В начале 1818 года Пикок приступил к новому роману «Аббатство кошмаров», который Шелли суждено было прочесть уже за границей.
14
Летом 1817 года Шелли был всецело поглощен работой над новой поэмой «Лаон и Цитна». Каждое утро селяне видели, как мистер Шелли проносился по улицам в сторону леса Бишем-вуд. Его развевающиеся каштановые кудри золотились на летнем солнце. Вскоре Шелли скрывался за холмом. Возвращение на закате было столь же стремительным. Весь день он проводил в лодке или в лесных зарослях. Шелли мог работать только у воды или в лесу, только там в одиночестве мог собрать все силы и приобщиться к стихии, к хаосу, копящему в своих бездонных глубинах звуковые волны. Только из хаоса рождается космос, гармония, мир – учили древние.

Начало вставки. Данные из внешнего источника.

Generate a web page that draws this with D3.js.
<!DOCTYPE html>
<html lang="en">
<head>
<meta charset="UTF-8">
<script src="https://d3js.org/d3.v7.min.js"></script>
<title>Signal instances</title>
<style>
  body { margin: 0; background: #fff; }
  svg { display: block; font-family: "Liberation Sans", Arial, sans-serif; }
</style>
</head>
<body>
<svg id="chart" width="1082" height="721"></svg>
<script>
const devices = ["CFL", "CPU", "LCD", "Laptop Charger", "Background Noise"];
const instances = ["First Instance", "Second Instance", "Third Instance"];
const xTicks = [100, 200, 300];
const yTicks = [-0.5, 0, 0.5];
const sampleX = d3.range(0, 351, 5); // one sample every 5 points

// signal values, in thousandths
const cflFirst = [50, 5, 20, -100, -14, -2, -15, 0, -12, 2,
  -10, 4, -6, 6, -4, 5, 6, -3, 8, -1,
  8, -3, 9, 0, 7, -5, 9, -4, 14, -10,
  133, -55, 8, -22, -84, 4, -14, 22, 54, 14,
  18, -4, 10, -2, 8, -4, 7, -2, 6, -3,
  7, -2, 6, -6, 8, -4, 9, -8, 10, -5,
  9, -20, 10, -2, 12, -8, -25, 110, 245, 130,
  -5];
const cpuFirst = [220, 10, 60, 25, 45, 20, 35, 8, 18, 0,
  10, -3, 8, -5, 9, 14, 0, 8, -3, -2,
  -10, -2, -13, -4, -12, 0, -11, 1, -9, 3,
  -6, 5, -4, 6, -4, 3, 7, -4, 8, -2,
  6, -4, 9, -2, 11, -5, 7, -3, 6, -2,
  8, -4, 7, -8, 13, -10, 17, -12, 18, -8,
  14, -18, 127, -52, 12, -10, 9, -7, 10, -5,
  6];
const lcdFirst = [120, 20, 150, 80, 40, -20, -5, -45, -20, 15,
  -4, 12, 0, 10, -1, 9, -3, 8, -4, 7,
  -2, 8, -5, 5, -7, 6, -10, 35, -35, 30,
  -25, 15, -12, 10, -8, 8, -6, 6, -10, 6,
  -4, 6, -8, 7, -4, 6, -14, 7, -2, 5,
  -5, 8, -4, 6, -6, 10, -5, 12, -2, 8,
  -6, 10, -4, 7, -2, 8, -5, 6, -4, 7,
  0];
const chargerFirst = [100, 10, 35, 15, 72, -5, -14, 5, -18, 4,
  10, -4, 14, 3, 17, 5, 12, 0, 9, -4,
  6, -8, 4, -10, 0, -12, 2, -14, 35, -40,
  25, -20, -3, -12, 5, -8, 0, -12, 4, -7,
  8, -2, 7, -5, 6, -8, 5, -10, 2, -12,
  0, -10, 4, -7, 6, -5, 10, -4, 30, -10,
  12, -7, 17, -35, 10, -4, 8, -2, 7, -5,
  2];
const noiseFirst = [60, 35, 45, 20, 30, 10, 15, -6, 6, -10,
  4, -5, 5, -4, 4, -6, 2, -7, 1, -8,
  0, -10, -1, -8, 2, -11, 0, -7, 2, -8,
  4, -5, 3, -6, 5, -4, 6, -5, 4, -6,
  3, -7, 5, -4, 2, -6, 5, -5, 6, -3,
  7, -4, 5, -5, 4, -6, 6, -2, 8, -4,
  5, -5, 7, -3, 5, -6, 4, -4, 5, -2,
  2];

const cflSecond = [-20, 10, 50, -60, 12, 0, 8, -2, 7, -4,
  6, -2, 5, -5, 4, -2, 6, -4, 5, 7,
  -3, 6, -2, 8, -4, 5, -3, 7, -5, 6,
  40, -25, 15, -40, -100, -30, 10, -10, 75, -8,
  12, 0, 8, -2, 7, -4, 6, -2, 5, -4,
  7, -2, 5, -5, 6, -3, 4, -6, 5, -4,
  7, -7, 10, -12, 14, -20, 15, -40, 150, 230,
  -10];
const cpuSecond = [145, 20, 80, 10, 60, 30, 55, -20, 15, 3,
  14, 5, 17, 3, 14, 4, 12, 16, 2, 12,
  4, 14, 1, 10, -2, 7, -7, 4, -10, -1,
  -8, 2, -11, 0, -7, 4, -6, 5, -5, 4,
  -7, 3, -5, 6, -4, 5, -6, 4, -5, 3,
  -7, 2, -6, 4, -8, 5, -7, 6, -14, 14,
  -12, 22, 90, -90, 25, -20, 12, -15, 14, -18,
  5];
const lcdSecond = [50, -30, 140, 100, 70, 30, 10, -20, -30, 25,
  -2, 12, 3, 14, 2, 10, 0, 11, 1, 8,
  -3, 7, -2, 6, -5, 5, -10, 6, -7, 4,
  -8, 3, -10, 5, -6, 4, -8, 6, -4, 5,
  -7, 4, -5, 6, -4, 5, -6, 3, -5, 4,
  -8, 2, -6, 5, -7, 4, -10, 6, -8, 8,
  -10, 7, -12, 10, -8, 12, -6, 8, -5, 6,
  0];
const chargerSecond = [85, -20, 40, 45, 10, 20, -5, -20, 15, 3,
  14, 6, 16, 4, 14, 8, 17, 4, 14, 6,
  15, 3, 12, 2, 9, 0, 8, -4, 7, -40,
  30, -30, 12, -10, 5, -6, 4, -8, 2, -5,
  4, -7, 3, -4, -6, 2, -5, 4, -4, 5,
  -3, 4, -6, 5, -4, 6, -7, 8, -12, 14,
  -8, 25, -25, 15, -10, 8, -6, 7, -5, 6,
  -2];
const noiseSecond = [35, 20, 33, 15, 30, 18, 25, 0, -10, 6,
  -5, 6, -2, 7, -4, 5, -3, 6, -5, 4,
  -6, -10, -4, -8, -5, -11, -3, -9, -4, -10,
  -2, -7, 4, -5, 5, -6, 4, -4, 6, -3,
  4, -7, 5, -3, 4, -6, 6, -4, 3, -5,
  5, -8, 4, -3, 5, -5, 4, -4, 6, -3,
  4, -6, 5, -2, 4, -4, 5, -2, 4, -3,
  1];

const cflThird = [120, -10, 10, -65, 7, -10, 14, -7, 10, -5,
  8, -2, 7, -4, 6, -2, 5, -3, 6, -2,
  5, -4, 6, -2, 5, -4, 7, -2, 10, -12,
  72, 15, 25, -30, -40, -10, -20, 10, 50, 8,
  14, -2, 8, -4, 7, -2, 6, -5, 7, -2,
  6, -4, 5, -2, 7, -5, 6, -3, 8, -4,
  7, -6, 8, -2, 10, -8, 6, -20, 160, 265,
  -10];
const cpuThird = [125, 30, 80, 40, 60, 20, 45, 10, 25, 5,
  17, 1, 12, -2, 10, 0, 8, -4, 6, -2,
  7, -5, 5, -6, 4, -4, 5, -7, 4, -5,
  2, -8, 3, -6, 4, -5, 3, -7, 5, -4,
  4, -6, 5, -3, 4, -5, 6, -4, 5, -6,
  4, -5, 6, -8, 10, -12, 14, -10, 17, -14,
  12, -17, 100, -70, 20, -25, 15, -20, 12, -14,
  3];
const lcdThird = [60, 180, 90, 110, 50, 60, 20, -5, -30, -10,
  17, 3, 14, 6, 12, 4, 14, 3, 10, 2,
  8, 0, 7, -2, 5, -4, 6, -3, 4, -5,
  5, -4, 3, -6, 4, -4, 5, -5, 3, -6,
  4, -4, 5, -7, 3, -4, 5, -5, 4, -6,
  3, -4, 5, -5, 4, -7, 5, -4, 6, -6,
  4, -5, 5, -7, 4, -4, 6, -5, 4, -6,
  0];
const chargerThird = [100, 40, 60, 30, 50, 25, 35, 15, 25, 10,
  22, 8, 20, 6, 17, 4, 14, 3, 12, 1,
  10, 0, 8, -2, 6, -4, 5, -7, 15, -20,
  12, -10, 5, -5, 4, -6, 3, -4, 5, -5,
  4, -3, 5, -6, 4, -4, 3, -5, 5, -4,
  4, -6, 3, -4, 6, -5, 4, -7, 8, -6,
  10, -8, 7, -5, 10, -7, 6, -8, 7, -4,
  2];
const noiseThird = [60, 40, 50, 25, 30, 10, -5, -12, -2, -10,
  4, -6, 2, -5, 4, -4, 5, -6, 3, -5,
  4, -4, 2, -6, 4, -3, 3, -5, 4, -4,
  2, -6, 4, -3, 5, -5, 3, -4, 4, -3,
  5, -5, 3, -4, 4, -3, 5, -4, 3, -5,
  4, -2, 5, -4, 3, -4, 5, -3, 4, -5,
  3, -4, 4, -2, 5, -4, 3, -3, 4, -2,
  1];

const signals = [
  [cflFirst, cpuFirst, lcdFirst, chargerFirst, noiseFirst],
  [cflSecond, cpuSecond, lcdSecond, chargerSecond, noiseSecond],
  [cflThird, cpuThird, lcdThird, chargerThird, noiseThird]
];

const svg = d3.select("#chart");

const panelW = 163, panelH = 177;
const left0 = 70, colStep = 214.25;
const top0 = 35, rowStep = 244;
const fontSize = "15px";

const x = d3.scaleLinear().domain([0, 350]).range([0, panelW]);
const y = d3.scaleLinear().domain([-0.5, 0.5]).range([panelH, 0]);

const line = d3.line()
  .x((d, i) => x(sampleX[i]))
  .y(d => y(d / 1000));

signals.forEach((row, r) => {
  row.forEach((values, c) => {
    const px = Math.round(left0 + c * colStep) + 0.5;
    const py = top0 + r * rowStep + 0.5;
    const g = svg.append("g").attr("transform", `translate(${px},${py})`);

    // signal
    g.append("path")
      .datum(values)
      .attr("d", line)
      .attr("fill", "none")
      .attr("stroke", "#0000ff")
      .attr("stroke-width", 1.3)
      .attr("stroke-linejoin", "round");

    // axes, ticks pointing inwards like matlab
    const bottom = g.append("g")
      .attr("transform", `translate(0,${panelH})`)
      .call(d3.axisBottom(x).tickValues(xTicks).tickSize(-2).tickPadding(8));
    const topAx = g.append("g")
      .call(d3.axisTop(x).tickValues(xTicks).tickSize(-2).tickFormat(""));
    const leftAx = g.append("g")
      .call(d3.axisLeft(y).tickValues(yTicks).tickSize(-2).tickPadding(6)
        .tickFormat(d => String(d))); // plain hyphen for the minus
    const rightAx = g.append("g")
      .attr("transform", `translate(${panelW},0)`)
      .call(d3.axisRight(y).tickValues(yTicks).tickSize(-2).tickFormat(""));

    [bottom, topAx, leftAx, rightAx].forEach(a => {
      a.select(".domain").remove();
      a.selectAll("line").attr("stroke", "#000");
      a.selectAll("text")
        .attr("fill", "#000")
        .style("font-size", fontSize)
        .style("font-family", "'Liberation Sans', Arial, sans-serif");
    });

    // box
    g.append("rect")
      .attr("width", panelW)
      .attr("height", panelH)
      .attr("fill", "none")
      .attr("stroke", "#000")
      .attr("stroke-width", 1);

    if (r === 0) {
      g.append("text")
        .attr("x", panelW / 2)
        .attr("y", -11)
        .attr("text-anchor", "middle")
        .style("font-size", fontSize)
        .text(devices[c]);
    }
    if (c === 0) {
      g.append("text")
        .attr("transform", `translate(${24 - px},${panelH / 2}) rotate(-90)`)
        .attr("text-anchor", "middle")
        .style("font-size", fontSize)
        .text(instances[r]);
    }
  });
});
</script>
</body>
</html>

«Я избрал для новой поэмы Спенсерову строфу, – объяснял он в предисловии, – не потому, что считаю ее более высоким образцом поэтической гармонии, чем белый стих Шекспира или Мильтона, но потому, что этот стих не может служить прибежищем посредственности; тут надо или пасть, или одержать победу».

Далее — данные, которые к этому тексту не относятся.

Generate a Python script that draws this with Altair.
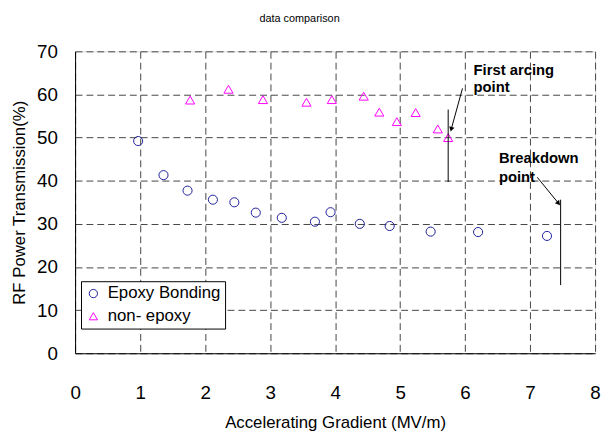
import altair as alt
import pandas as pd

epoxy_x = [0.97, 1.36, 1.73, 2.12, 2.45, 2.78, 3.18, 3.69, 3.93, 4.38, 4.84, 5.47, 6.20, 7.26]
epoxy_y = [49.2, 41.3, 37.7, 35.6, 35.0, 32.6, 31.4, 30.5, 32.7, 30.0, 29.5, 28.2, 28.1, 27.2]
nonep_x = [1.77, 2.36, 2.89, 3.56, 3.95, 4.44, 4.68, 4.95, 5.24, 5.58, 5.74]
nonep_y = [58.7, 61.2, 58.8, 58.2, 58.8, 59.6, 55.9, 53.7, 55.8, 52.0, 50.0]
series_names = ["Epoxy Bonding", "non- epoxy"]

# annotation markers (vertical bars)
vbar_x = [5.74, 7.47]
vbar_y1 = [56.5, 35.6]
vbar_y2 = [39.7, 15.8]
# arrows: start -> tip
arrow_x1 = [5.96, 7.11]
arrow_y1 = [61.4, 40.8]
arrow_x2 = [5.79, 7.43]
arrow_y2 = [52.1, 34.9]
arrow_angle = [195, 141]
# annotation text lines
note_x = [6.13, 6.13, 6.52, 6.52]
note_y = [65.65, 61.67, 45.27, 40.83]
note_text = ["First arcing", "point", "Breakdown", "point"]

pts = pd.DataFrame({
    "x": epoxy_x + nonep_x,
    "y": epoxy_y + nonep_y,
    "series": [series_names[0]] * len(epoxy_x) + [series_names[1]] * len(nonep_x),
})
vbars = pd.DataFrame({"x": vbar_x, "y": vbar_y1, "y2": vbar_y2})
arrows = pd.DataFrame({"x": arrow_x1, "y": arrow_y1, "x2": arrow_x2, "y2": arrow_y2, "angle": arrow_angle})
notes = pd.DataFrame({"x": note_x, "y": note_y, "text": note_text})

FONT = "Liberation Sans"

xscale = alt.Scale(domain=[0, 8], nice=False, zero=False)
yscale = alt.Scale(domain=[0, 70], nice=False, zero=False)

xaxis = alt.Axis(values=list(range(0, 9)), format="d", labelFlush=False, title="Accelerating Gradient (MV/m)",
                 titleFontSize=17, titleFontWeight="normal", titleFont=FONT, titlePadding=12,
                 labelFontSize=19, labelFont=FONT, labelPadding=31, tickSize=0,
                 grid=True, gridDash=[7, 4], gridColor="#444444", gridWidth=1, gridOpacity=1,
                 domainColor="black", labelColor="black", titleColor="black")
yaxis = alt.Axis(values=list(range(0, 71, 10)), format="d", labelFlush=False, title="RF Power Transmission(%)",
                 titleFontSize=17, titleFontWeight="normal", titleFont=FONT, titlePadding=8,
                 labelFontSize=19, labelFont=FONT, labelPadding=18, tickSize=0,
                 grid=True, gridDash=[7, 4], gridColor="#444444", gridWidth=1, gridOpacity=1,
                 domainColor="black", labelColor="black", titleColor="black")

points = alt.Chart(pts).mark_point(filled=False, strokeWidth=1, size=85, opacity=1).encode(
    x=alt.X("x:Q", scale=xscale, axis=xaxis),
    y=alt.Y("y:Q", scale=yscale, axis=yaxis),
    color=alt.Color("series:N", scale=alt.Scale(domain=series_names, range=["#1f1f99", "#ff00ff"]),
                    legend=alt.Legend(title=None, orient="none", legendX=6, legendY=233,
                                      fillColor="white", strokeColor="black", padding=4,
                                      labelFontSize=17, labelFont=FONT, labelColor="black",
                                      symbolSize=70, symbolStrokeWidth=1, symbolFillColor="transparent",
                                      rowPadding=5, labelOffset=6, cornerRadius=0)),
    shape=alt.Shape("series:N", scale=alt.Scale(domain=series_names, range=["circle", "triangle-up"]),
                    legend=alt.Legend(title=None, orient="none", legendX=6, legendY=233)),
)

bars = alt.Chart(vbars).mark_rule(color="black", strokeWidth=1).encode(
    x=alt.X("x:Q", scale=xscale), y=alt.Y("y:Q", scale=yscale), y2="y2:Q")

arrow_lines = alt.Chart(arrows).mark_rule(color="black", strokeWidth=1).encode(
    x=alt.X("x:Q", scale=xscale), y=alt.Y("y:Q", scale=yscale), x2="x2:Q", y2="y2:Q")

arrow_heads = alt.Chart(arrows).mark_point(shape="triangle", filled=True, color="black", size=30, opacity=1).encode(
    x=alt.X("x2:Q", scale=xscale), y=alt.Y("y2:Q", scale=yscale), angle=alt.Angle("angle:Q", scale=None))

texts = alt.Chart(notes).mark_text(align="left", baseline="middle", font=FONT, fontSize=15,
                                   fontWeight="bold", color="black").encode(
    x=alt.X("x:Q", scale=xscale), y=alt.Y("y:Q", scale=yscale), text="text:N")

chart = alt.layer(points, bars, arrow_lines, arrow_heads, texts).properties(
    width=527, height=306,
    title=alt.TitleParams("data comparison", fontSize=11, font=FONT, fontWeight="normal",
                          color="black", dx=-36, offset=19, anchor="middle"),
    autosize=alt.AutoSizeParams(type="none"),
    padding={"left": 68, "top": 41, "right": 6, "bottom": 84},
).configure_view(stroke="black", strokeWidth=1).configure(background="white")

chart.save("out.html", embed_options={"renderer": "svg", "actions": False})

Он работал над поэмой «бесстрашно», «стремительно» и с «полным пренебрежением к критике». Шелли захлебывался мыслями, образами. Стараясь ничего не упустить и объять необъятное, поэт низвергал на бумагу потоки, водопады слов, это был некий словесный потоп, в котором повторы и длинноты были неизбежны. В «Лаона и Цитну» Шелли вкладывал весь опыт своего ума и сердца. «Мне с детства знакомы горы, озера, море и лесная глушь. Я взбирался на альпийские ледники и спускался по течению могучих рек. Я видел шумные города и наблюдал страсти, которые вспыхивают и разгораются среди людских масс, угасают и сменяются другими. Я видел наиболее явные примеры разрушений, приносимых войной и тиранией: города и селения, обращенные в почернелые развалины, и неимущих, голодных жителей, сидевших подле своих разоренных гнезд. Поэзия Древней Греции и Рима, современной Италии и нашей собственной страны, подобно природе, была для меня предметом любви и наслаждения». Весь этот богатый запас впечатлений лег в основу мистико-космических и символических картин, составляющих поэму. Звуки, извлеченные из хаоса, выстраивались в сложную девятистрочную строфу – ажурную, насквозь прорифмованную, но вместе с тем неколебимую в своем строжайшем порядке. Девять строк, и еще девять, и еще 536 раз по девять строк! Никогда, ни до, ни после, Шелли не создавал таких длинных поэм. Рождаясь в сознании поэта и потом материализуясь в слове, появлялась на свет одна из первых в Европе подлинных лирико-эпических или национально-героических поэм. В эту новую, необычайно емкую жанровую форму вмещался главный исторический конфликт эпохи. В письмах Байрону Шелли утверждал, что «Французская революция может быть названа основным содержанием эпохи, в которую мы живем». Китс, всегда очень чуткий к социальной атмосфере времени, говорил о том, что его современники не считали события, происшедшие во Франции, делом прошлого. В те месяцы, когда задумывалась и создавалась «Лаон и Цитна», один из крупнейших радикальных деятелей Англии – Ричард Карлайл писал: «В городах не говорят ни о чем, кроме революции».